World Wide Wonders

We’re just wrapping up a project that we are doing for Intel. We’re providing the content for an app that they are developing that is designed to show users how their new Android devices can be integrated in classroom instruction in powerful ways. The project comes from some other work that we have done for Intel that is based on the Range of Use model that Cheryl and I developed over 10 years ago. The model is basically a way of demonstrating to teachers the universe of uses that one might make of technology in the classroom.

In one of the previous projects we did for Intel, an online course on engaging students in a one to one environment, we worked with programmers in Egypt. In this current project, we are working with developers in Ireland. This morning the app developer in Ireland emailed me looking for some missing links; html that had been lost in the Word doc to text translation. I pulled up the original doc, copied out the links and sent them, and he responded with thanks; all in real time despite the fact that it is 8:30 AM here and 4:30 PM there. This reminded me of one the first experiences that I had with the Internet.
I was technology director for a state intermediate school agency in Lake County, IL in the late 80’s/early 90’s. One of our superintendents in a small elementary district had been to a science conference and had been given a login and email address to the National Science Foundation’s NSFNET, and early precursor of the Internet. At the time, of course, there was no World Wide Web and you used a variety of protocols to access fileservers, messaging boards, and, of course, email.
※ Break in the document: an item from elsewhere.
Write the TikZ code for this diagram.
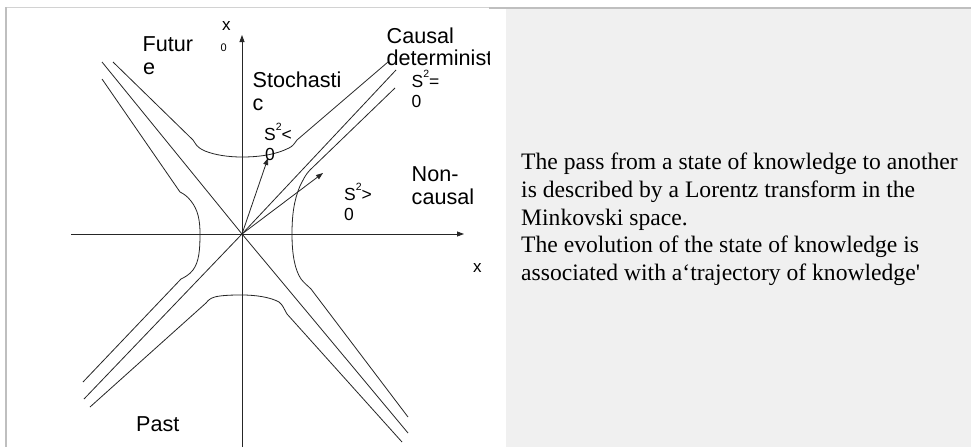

At any rate Wayne, the superintendent got me hooked up with an account and I brought a modem (remember those?) home with me for the weekend to try it out. I was using TelNet, an early network connection protocol, to gain access to some articles stored on a hard drive in Scandinavia, Denmark I think, when it suddenly struck me that by pressing keys in my living room in McHenry, Illinois, I was making a hard drive whir in Scandinavia! This absolutely amazed me and I literally spent hours that weekend poking around hard drives all over the US and Europe. (That seemed to be all that was connected at the time.) It truly gave me my first solid lesson in a shrinking planet.

I can remember a similar experience the first time I opened a Web browser and used a search engine to search the World Wide Web. While I was amazed at all the information out there, I can remember doing a search for “American Indian Tribes” and coming up with NOTHING! Still, the fact that I could view images and text stored on a computer in Switzerland was nothing short of amazing.

So now I am sitting here in Lake Arrowhead, California, casually sharing files and communicating in real time with Eddie in Ireland and it’s no big deal. I know, though, that we have come a long way and the world has changed radically. And it’s happened entirely in my lifetime.

One more thing that caused me to think about globalization and a changing planet: Eddie is in Ireland, I’m in the US. I am also, as the name Coughlin should lead one to surmise, Irish American. All four grandparents… you know the drill if you’re Irish American. So I am here and Eddie is there. Eddie Wong, by the way. Small world.